I primi anni di vita di Mario Capecchi, lo studioso italo-americano premiato a Stoccolma con il Nobel per la medicina, sono stati drammatici: il ricercatore rimase presto orfano di padre, pilota d'aviazione morto durante la Seconda guerra mondiale. Sua madre, Lucy Ramberg, figlia di una nota pittrice americana e di un archeologo tedesco venne arrestata nel 1941 dalle SS mentre viveva in Alto Adige e venne deportata a Dachau come prigioniera politica.
La donna affidò il bambino, che aveva tre anni e mezzo, a una famiglia di contadini sudtirolesi. Ma un anno dopo il piccolo venne allontanato dalla casa e a cinque anni di età cominciò a vagabondare senza meta.
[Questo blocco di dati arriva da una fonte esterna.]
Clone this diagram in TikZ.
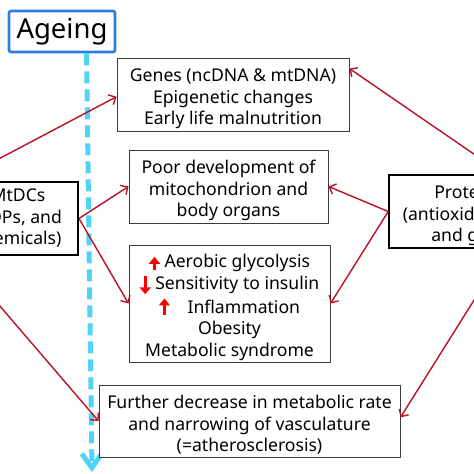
\documentclass[tikz,border=0pt]{standalone}
\usepackage{fontspec}
\setmainfont{Noto Sans}
\usetikzlibrary{arrows.meta,calc}
\definecolor{arrred}{RGB}{185,18,40}
\definecolor{boxgray}{RGB}{60,60,60}
\definecolor{agblue}{RGB}{46,125,222}
\definecolor{cyanline}{RGB}{80,212,245}
\newcommand\tstrut{\rule{0pt}{21.5pt}}
\newcommand\uparr[1]{\tikz[baseline=0pt,x=1pt,y=1pt]\draw[red,line width=3.2pt,-{Triangle[length=7pt,width=11pt]}](0,-2)--(0,#1);}
\newcommand\downarr{\tikz[baseline=0pt,x=1pt,y=1pt]\draw[red,line width=3.2pt,-{Triangle[length=7pt,width=11pt]}](0,13)--(0,-5);}
\begin{document}
\begin{tikzpicture}[x=1pt,y=-1pt,
  box/.style={draw=boxgray, line width=1pt, fill=white, align=center, inner sep=0pt,
    font=\fontsize{17.6}{21.5}\selectfont},
  conn/.style={draw=arrred, line width=1.4pt, -{Straight Barb[length=5.5pt,width=11pt]}},
]
\useasboundingbox (0,0) rectangle (474,474);
\clip (0,0) rectangle (474,474);
\fill[white] (0,0) rectangle (474,474);

\node[draw=agblue, line width=2.6pt, rounded corners=2pt, fill=white, inner sep=0pt,
  minimum width=106pt, minimum height=41pt, font=\fontsize{27.5}{30}\selectfont]
  (ag) at (62,31.5) {Ageing};
\coordinate (aend) at (92,472);
\draw[cyanline, line width=5pt, dash pattern=on 12pt off 6pt,
  -{Straight Barb[length=14pt,width=20pt]}]
  ($(ag.south west)!0.726!(ag.south east)$) -- (aend);

\node[box, minimum width=232pt, minimum height=73pt] (genes) at (233,94.5)
  {\tstrut Genes (ncDNA \& mtDNA)\\Epigenetic changes\\Early life malnutrition};
\node[box, minimum width=199pt, minimum height=73pt] (poor) at (228.5,186.5)
  {\tstrut Poor development of\\mitochondrion and\\body organs};
\node[box, minimum width=201pt, minimum height=117pt] (aer) at (229.5,303.5)
  {\tstrut\uparr{11}\ Aerobic glycolysis\\\downarr\ Sensitivity to insulin\\\uparr{15}\quad Inflammation\\Obesity\\Metabolic syndrome};
\node[box, minimum width=301pt, minimum height=72pt] (fur) at (249.5,421)
  {\tstrut Further decrease in metabolic rate\\and narrowing of vasculature\\(=atherosclerosis)};
\node[box, draw=black, line width=2pt, minimum width=120pt, minimum height=73pt] (mt) at (18,218.5)
  {MtDCs\\(EDPs, and\\chemicals)};
\node[box, draw=black, line width=1.5pt, minimum width=176pt, minimum height=73pt] (pr) at (477,211.5)
  {\tstrut Protection\\(antioxidants, diet\\and genes)};

\draw[conn] (mt.north west) -- ($(genes.north west)!0.53!(genes.south west)$);
\draw[conn] (mt.east) -- (poor.west);
\draw[conn] (mt.east) -- (aer.west);
\draw[conn] (mt.south west) -- (fur.west);
\draw[conn] ($(pr.north west)!0.648!(pr.north east)$) -- ($(genes.north east)!0.15!(genes.south east)$);
\draw[conn] (pr.west) -- (poor.east);
\draw[conn] (pr.west) -- (aer.east);
\draw[conn] ($(pr.south west)!0.665!(pr.south east)$) -- ($(fur.north east)!0.45!(fur.south east)$);
\end{tikzpicture}
\end{document}
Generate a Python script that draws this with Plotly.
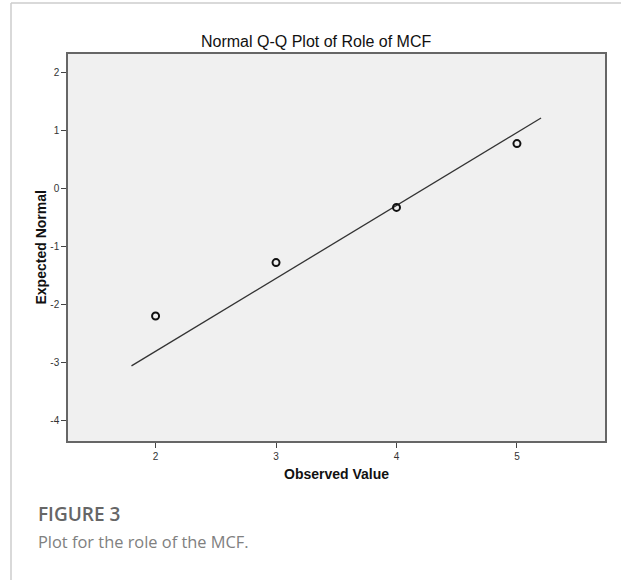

Liberata dagli americani nel 1945, la madre lo ritrovò fortunosamente un anno dopo in un ospedale di Reggio Emilia, ammalato e completamente denutrito.
Madre e figlio si imbarcarono quindi nel 1946 a Napoli per gli Stati Uniti, dove vennero accolti in una comunità quacchera vicino a Filadelfia da un fratello della donna, Edward Ramberg, docente di fisica. All'università il giovane Capecchi seguì dapprima i corsi di scienze politiche, che abbandonò per dedicarsi alla biologia molecolare dapprima al Mit di Boston e poi a Harvard, con il professor James Watson, il padre del Dna. Si trasferì poi all' università dello Utah dove lavora tutt'ora e ha compiuto le ultime scoperte. Oggi vive con la moglie Martine, con la quale condivide l' impegno di ricerca e di attività clinica, e la figlia Misha in uno sperduto cottage vicino a un canyon, dove si è fatto installare una stazione computerizzata per seguire costantemente il lavoro dei suoi collaboratori.